Participants thought the dynamic controls were more effective for controlling AI output, and were satisfied with the level of control granted vs in the static condition where many felt they still needed more control over the AI responses.
Current participant workflows for prompt engineering was seen as tedious, inconsistently effective, time-consuming, and a current barrier participants had with using GenAI that new control affordances, like that of the Dynamic system, could help address. Participants found it difficult to "even have the words for the context" they wanted to convey in their prompts as there was a noticeable gap in expertise needed between prompting and prompt engineering.
"I felt like [Promptly] would really help me shortcut what I'm doing manually today." (P15)

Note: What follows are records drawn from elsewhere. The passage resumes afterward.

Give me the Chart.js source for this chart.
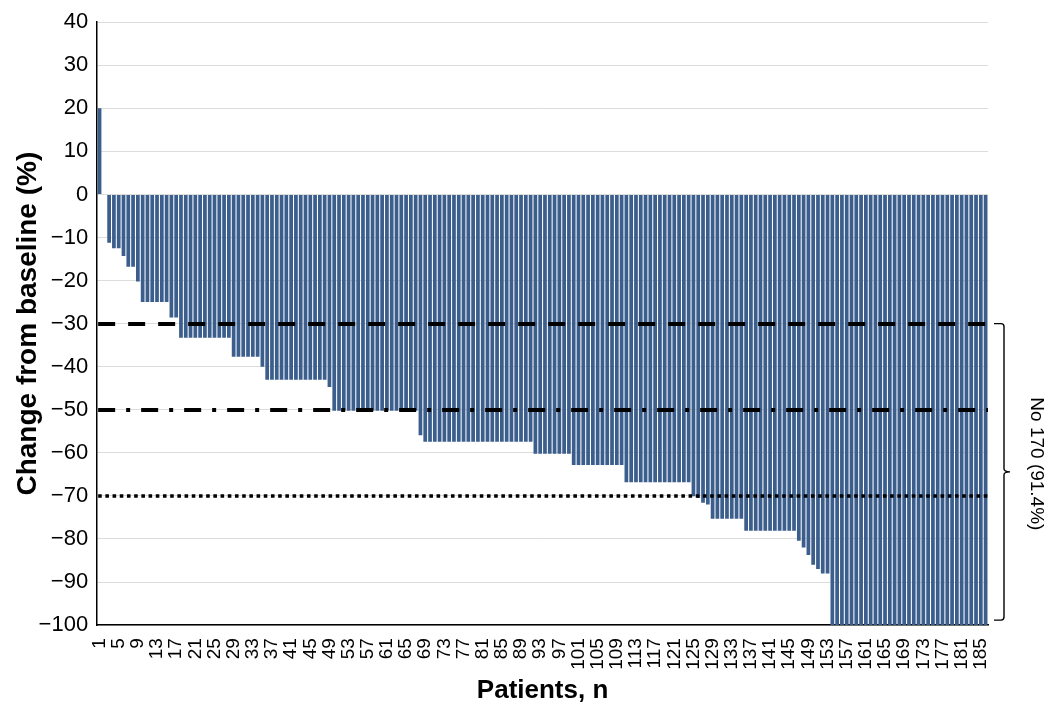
<!DOCTYPE html>
<html>
<head>
<meta charset="utf-8">
<script src="https://cdn.jsdelivr.net/npm/chart.js@4"></script>
<style>
  html, body { margin: 0; padding: 0; background: #fff; }
  #wrap { width: 1049px; height: 706px; position: relative; }
</style>
</head>
<body>
<div id="wrap"><canvas id="myChart"></canvas></div>
<script>
// patient numbers 1..186
const patients = [];
for (let i = 1; i <= 186; i++) patients.push(String(i));

// change from baseline (%), one value per patient
const change = [
  20, 0, -11.2, -12.5, -12.5, -14.3, -16.8, -16.8, -20.2, -25,
  -25, -25, -25, -25, -25, -28.6, -28.6, -33.3, -33.3, -33.3,
  -33.3, -33.3, -33.3, -33.3, -33.3, -33.3, -33.3, -33.3, -37.7, -37.7,
  -37.7, -37.7, -37.7, -37.7, -40, -43, -43, -43, -43, -43,
  -43, -43, -43, -43, -43, -43, -43, -43, -44.7, -50.2,
  -50.2, -50.2, -50.2, -50.2, -50.2, -50.2, -50.2, -50.2, -50.2, -50.2,
  -50.2, -50.2, -50.2, -50.2, -50.2, -50.2, -50.2, -55.9, -57.4, -57.4,
  -57.4, -57.4, -57.4, -57.4, -57.4, -57.4, -57.4, -57.4, -57.4, -57.4,
  -57.4, -57.4, -57.4, -57.4, -57.4, -57.4, -57.4, -57.4, -57.4, -57.4,
  -57.4, -60.2, -60.2, -60.2, -60.2, -60.2, -60.2, -60.2, -60.2, -62.8,
  -62.8, -62.8, -62.8, -62.8, -62.8, -62.8, -62.8, -62.8, -62.8, -62.8,
  -66.8, -66.8, -66.8, -66.8, -66.8, -66.8, -66.8, -66.8, -66.8, -66.8,
  -66.8, -66.8, -66.8, -66.8, -70.1, -70.5, -71.6, -72, -75.3, -75.3,
  -75.3, -75.3, -75.3, -75.3, -75.3, -78.1, -78.1, -78.1, -78.1, -78.1,
  -78.1, -78.1, -78.1, -78.1, -78.1, -78.1, -80.4, -82, -83.7, -86,
  -87, -88, -88, -100, -100, -100, -100, -100, -100, -100,
  -100, -100, -100, -100, -100, -100, -100, -100, -100, -100,
  -100, -100, -100, -100, -100, -100, -100, -100, -100, -100,
  -100, -100, -100, -100, -100, -100
];

// reference thresholds: -30 dashed, -50 dash-dot, -70 dotted
const thresholds = [-30, -50, -70];

// the bracket on the right spans these values
const bracketRange = [-30, -100];
const bracketLabel = "No 170 (91.4%)";

const FONT = "'Liberation Sans', Arial, sans-serif";

const thresholdLines = {
  id: "thresholdLines",
  afterDatasetsDraw(chart) {
    const { ctx, chartArea, scales } = chart;
    const dashes = [[17, 13], [17, 11, 4, 11], [3.6, 3.6]];
    const widths = [3.8, 3.8, 3.6];
    ctx.save();
    ctx.strokeStyle = "#000";
    thresholds.forEach((v, i) => {
      const y = Math.round(scales.y.getPixelForValue(v));
      ctx.lineWidth = widths[i];
      ctx.setLineDash(dashes[i]);
      ctx.beginPath();
      ctx.moveTo(chartArea.left + 1, y);
      ctx.lineTo(chartArea.right, y);
      ctx.stroke();
    });
    ctx.restore();
  },
};

const bracket = {
  id: "bracket",
  afterDraw(chart) {
    const { ctx, chartArea, scales } = chart;
    const y1 = scales.y.getPixelForValue(bracketRange[0]);
    const y2 = scales.y.getPixelForValue(bracketRange[1]) - 5;
    const ym = (y1 + y2) / 2;
    const x0 = chartArea.right + 6;
    const x1 = chartArea.right + 16;
    const r = 3;
    ctx.save();
    ctx.strokeStyle = "#000";
    ctx.lineWidth = 1.4;
    ctx.beginPath();
    ctx.moveTo(x0, y1);
    ctx.lineTo(x1 - r, y1);
    ctx.quadraticCurveTo(x1, y1, x1, y1 + r);
    ctx.lineTo(x1, ym - r);
    ctx.quadraticCurveTo(x1, ym, x1 + 6, ym);
    ctx.quadraticCurveTo(x1, ym, x1, ym + r);
    ctx.lineTo(x1, y2 - r);
    ctx.quadraticCurveTo(x1, y2, x1 - r, y2);
    ctx.lineTo(x0, y2);
    ctx.stroke();

    ctx.translate(chartArea.right + 48, ym - 8);
    ctx.rotate(Math.PI / 2);
    ctx.fillStyle = "#000";
    ctx.font = "19px " + FONT;
    ctx.textAlign = "center";
    ctx.textBaseline = "middle";
    ctx.fillText(bracketLabel, 0, 0);
    ctx.restore();
  },
};

const ctx = document.getElementById("myChart");

new Chart(ctx, {
  type: "bar",
  data: {
    labels: patients,
    datasets: [
      {
        data: change,
        backgroundColor: "#3b5e8d",
        borderWidth: 0,
        barPercentage: 0.78,
        categoryPercentage: 1.0,
      },
    ],
  },
  options: {
    responsive: true,
    maintainAspectRatio: false,
    animation: false,
    layout: { padding: { top: 9, right: 61, left: 3, bottom: 0 } },
    plugins: {
      legend: { display: false },
      tooltip: { enabled: false },
    },
    scales: {
      x: {
        grid: { display: false },
        border: { color: "#000", width: 1.5 },
        ticks: {
          autoSkip: false,
          minRotation: 90,
          maxRotation: 90,
          padding: 5,
          color: "#000",
          font: { family: FONT, size: 19 },
          callback: (v, i) => (i % 4 === 0 ? patients[i] : ""),
        },
        title: {
          display: true,
          text: "Patients, n",
          color: "#000",
          padding: { top: 0, bottom: 0 },
          font: { family: FONT, size: 26, weight: "bold" },
        },
      },
      y: {
        min: -100,
        max: 40,
        grid: { color: "#dcdcdc", drawTicks: false },
        border: { color: "#000", width: 1.5 },
        ticks: {
          stepSize: 10,
          padding: 9,
          color: "#000",
          font: { family: FONT, size: 22 },
          callback: (v) => String(v).replace("-", "\u2212"),
        },
        title: {
          display: true,
          text: "Change from baseline (%)",
          color: "#000",
          padding: { top: 8, bottom: -15 },
          font: { family: FONT, size: 28, weight: "bold" },
        },
      },
    },
  },
  plugins: [thresholdLines, bracket],
});
</script>
</body>
</html>
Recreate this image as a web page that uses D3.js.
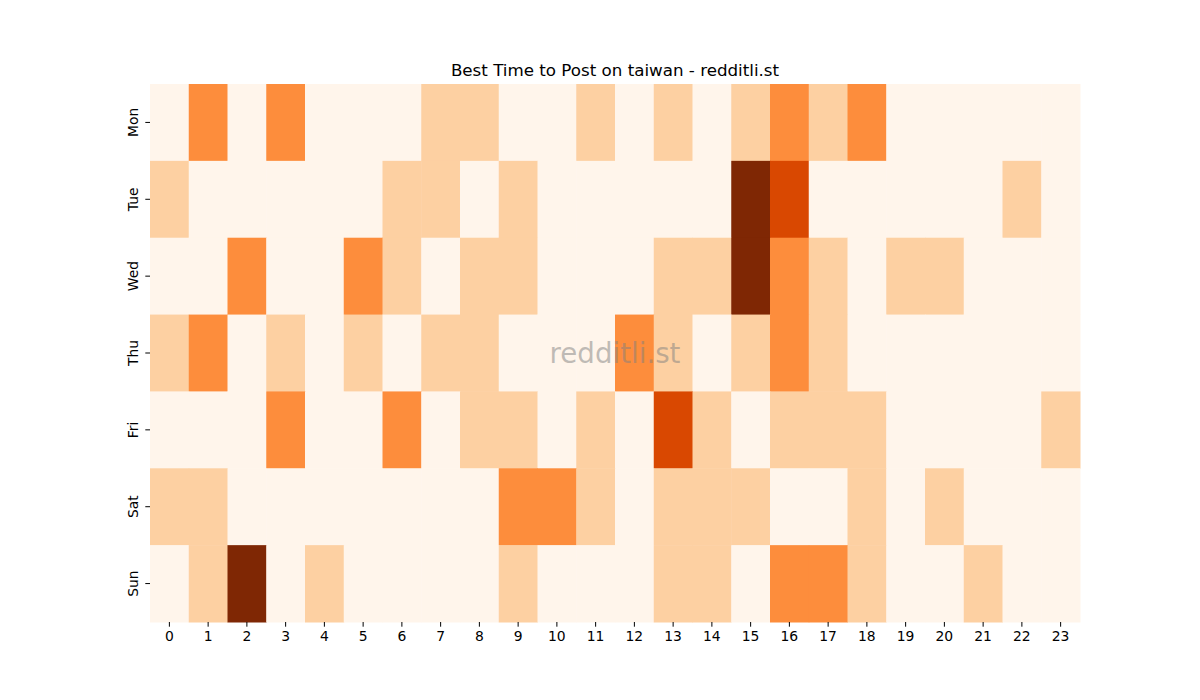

Participants felt that the Dynamic system gave more effective control over the Static system and their current prompting strategies. Without the control provided by Promptly, one participant felt:
"restricted by the current Copilot [because I] don't have these options, I'm trying to modify the prompt to get the answer out and the AI just goes out of control after some time, so I have to refresh and start again and change my prompts." (P12)
The greater control afforded through generated options was seen as useful for receiving AI responses that fit the personal preferences of the user, which participants felt was made possible through Promptly's afforded flexibility, greater precision in defining the task, better predictability of AI responses, and greater adaptation to user needs.
Participants saw the Dynamic system as a guide in interacting with AI by providing helpful, and relevant, options. For example, one participant saw the generated options as a form of debugging the AI's response since it "gives you some ideas around if you change [the response] in this way then you might get better answers."
"[Promptly is] giving me more of a prompt learning experience, and I'm getting out of [the AI] what I want. And actually, it's a better response." (P11)
From our analysis of participants' reflections, we derive four implications for improving the design of Dynamic PRC systems:
Dynamic PRC was found to be more mentally demanding to use over Static PRC. This might have been due to the amount of novel prompt refinements generated that the user had to attend to and understand with each prompt. One potential UX-pattern to address this is progressive disclosure, where Dynamic PRC initially only offers a few critical meta-refinements and allows the user to request that the Dynamic PRC system generates more when interested or required.
While the current implementation of Dynamic PRC uses the user's prompt and currently selected options to generate options, participants wanted the system to leverage their past AI usage and other context or tool usage to inform the generation, and selection, of Dynamic PRC and provide greater context to the AI.
Dynamic PRC systems might also generate richer PRC modalities, like interactive maps to reveal and collect geographic needs or visual representations of options to provide the user inspiration for what kind of context the AI is looking for.
Though participants believed the control afforded by Dynamic PRC was useful and made them more effective, they felt that more control over the application of options could help address the barriers that remain. Participants noted a need for greater transparency on how the AI interprets the options selected and prompt given to the AI.
While it was uncommon for participants to want to modify the generated Dynamic PRC options during the study, some felt the need to directly update options. The Dynamic PRC system can be improved to allow users to update parts of the UI to send these modifications to the Option Module as user intent, supporting a form of response-by-example similar to programming-by-example interfaces.